都内の中堅私大で常勤講師を務める男性は、政府の労働力についての主張と、何年も身の回りで見てきた就職活動に悪戦苦闘する現実の学生たちとの違いに、大きな違和感を覚えている。というのも、農業や漁業、介護に医療といった分野に興味を持つ学生は決して少なくないにも関わらず、いざ就職活動になると、若者はこれらの仕事を選択肢から外す。激務な割には収入も低いことがわかると、興味はなくともそれなりの給与がもらえる業種になんとなく就職。そこからあぶれた若者が、農業漁業、介護職に就業するかといえば、そうでもない。

 今回の入管法改正の閣議決定、そして14業種を「単純労働」と解釈させて否定しなかった政府、役人の姿勢こそが、まさに若者をこれらの業種から遠ざけているし、さらに本当に”人不足”や”労働者不足”といった問題が存在するのか、今こそ再考するべきだと話す。

「今回、指定された14職種は学生にとっても人気がないものばかり。介護にしても農業、漁業にしても、決して単純作業ではなくやりがいも高いはずなのですが、いずれも給料が低く激務の為に、将来性が見えないからです。また、そもそも人出不足は本当か、ということを疑うべきではないでしょうか。就職率は高い水準ですが、みな給与には不満がある。

 学生が就職してもすぐに辞めてフリーターやニートになる場合、ほとんどが”働いても仕方ない”と絶望するから。外国人労働者を受け入れる前に、今回単純労働とされた職種に携わる人々の給与を上げて多くの日本人を呼び込む、といった政策になぜもっと力を入れないのか。

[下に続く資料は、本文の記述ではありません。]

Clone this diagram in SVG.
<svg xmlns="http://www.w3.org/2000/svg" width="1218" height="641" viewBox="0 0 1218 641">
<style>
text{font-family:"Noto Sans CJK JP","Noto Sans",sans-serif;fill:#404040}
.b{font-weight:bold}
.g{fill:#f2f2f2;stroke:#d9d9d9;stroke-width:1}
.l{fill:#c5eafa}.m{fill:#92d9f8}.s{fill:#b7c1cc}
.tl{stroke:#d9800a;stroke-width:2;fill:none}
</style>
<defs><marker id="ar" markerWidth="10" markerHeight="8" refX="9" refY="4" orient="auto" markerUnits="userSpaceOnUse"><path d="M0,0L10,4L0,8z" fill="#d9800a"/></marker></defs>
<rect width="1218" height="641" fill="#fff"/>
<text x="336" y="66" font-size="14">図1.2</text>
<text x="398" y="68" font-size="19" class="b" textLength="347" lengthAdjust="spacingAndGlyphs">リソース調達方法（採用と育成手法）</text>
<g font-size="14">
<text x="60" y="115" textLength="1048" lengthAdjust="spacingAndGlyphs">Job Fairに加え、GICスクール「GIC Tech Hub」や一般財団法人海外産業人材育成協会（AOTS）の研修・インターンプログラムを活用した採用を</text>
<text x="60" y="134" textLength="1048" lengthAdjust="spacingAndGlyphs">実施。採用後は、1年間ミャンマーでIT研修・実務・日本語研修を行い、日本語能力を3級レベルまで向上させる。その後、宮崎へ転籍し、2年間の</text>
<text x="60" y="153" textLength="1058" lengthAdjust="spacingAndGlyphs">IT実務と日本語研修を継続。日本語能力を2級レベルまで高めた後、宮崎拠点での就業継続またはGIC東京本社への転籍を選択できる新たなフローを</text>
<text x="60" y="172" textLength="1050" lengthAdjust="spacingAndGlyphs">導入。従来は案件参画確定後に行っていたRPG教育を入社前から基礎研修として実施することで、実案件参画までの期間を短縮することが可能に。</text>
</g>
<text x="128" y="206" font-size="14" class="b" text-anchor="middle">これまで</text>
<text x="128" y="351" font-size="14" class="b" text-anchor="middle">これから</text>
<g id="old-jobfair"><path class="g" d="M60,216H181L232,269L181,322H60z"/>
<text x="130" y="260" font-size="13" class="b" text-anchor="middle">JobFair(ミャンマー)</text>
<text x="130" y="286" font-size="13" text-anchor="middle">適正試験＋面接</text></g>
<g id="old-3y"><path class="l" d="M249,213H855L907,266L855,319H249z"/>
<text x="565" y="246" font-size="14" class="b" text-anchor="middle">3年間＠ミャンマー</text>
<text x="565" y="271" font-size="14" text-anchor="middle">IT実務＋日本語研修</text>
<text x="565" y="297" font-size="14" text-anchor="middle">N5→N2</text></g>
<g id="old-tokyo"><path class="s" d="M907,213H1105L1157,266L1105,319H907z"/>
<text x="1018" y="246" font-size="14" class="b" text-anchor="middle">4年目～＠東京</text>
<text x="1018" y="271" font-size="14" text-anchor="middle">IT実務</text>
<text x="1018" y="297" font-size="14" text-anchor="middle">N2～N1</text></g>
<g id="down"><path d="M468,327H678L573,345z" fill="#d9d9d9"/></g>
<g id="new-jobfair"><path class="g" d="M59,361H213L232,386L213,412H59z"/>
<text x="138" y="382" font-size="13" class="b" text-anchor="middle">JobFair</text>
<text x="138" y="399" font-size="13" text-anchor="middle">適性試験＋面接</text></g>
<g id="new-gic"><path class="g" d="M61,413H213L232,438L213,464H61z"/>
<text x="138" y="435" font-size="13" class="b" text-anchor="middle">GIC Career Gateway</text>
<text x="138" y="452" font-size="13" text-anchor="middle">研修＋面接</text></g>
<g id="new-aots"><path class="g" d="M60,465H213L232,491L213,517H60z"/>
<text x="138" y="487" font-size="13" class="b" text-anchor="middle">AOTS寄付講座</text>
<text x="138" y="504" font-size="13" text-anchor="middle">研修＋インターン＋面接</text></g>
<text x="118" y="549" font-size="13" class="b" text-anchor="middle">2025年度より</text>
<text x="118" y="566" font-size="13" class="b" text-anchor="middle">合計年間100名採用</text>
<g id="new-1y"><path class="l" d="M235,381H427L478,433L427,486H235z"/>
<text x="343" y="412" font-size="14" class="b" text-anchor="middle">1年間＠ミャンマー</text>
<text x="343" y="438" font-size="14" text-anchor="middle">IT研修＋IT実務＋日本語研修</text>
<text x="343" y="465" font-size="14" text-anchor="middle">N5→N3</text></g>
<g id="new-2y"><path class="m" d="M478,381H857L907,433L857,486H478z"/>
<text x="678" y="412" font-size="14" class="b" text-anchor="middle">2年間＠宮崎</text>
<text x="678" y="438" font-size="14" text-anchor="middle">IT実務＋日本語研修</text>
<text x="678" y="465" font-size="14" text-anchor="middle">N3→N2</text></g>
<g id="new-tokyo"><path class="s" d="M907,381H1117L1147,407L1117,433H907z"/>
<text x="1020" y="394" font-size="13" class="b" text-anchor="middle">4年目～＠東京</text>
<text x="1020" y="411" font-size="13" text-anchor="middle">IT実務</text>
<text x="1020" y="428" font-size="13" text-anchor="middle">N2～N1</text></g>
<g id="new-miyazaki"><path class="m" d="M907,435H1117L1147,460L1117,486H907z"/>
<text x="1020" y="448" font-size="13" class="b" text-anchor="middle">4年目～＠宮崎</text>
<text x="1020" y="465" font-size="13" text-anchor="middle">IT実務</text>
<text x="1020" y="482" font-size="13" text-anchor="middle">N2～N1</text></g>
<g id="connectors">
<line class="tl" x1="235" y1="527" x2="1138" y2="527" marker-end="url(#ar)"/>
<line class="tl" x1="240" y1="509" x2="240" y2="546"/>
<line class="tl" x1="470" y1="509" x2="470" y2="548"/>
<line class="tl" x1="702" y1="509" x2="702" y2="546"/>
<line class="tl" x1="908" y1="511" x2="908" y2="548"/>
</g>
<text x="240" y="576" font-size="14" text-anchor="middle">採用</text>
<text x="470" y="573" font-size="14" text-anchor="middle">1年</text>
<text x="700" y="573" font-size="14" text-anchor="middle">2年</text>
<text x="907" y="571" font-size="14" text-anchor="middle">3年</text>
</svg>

現在、日本国内の外国人労働者は現在128万人ですが、完全失業者は162万、ニートは2017時点で71万人とされています。これら約230万の人々が、安心して働ける環境があれば、わざわざ外国から人を連れてくる必要はない。国の基幹産業である農業漁業、そして今後絶対に必要な介護職などの業界で働く人々に関して言えば、国が主導して人を呼び込む必要がある。これは、多額の宣伝費、ロビー活動費を使って外国人人材を呼び込むより、早く、そして安価にできることではないでしょうか?

 それなのに、日本人失業者や若者の雇用対策をおざなりにして、新たに安く使える外国人材を受け入れようとするなんて、場当たり的としか言いようがありません。14業種を“単純労働”と思わせたままにして怒られて、慌てて特定技能は違うと言い出すのは、まさに政権や政治家が、国民をナメている証左。介護も農業も、我が国にとってなくてはならない重要な仕事」

 政府は閣議決定から2週間以上が経ってから、新たに創設される在留資格で受け入れる労働者に単純労働者は対象外との見解を示した。そして「受け入れ外国人」の給与水準を日本人と同等かそれ以上にと、企業側に要請する方針だそうであるが、それならばなおさら、いま国内で暮らす日本人の失業者達が働ける環境を整備した方が建設的ではないのか。

 入管法改正が閣議決定される直前の10月29日。朝日新聞には「外国人労働者を“人”として受け入れるべき」との社説が掲載された。同胞の日本人ですら単純労働の“ロボット扱い”で軽視しているとしか思えない我が国の政治家たち。失業者やニートなどの若者は、すでに切り離されたとも言ってよい。それでも新たな労働力としてやってくる外国人を、同じ人間だとして受け入れるなどという雰囲気が作り出されるというのだろうか。疑問に思うのは筆者だけではないだろう。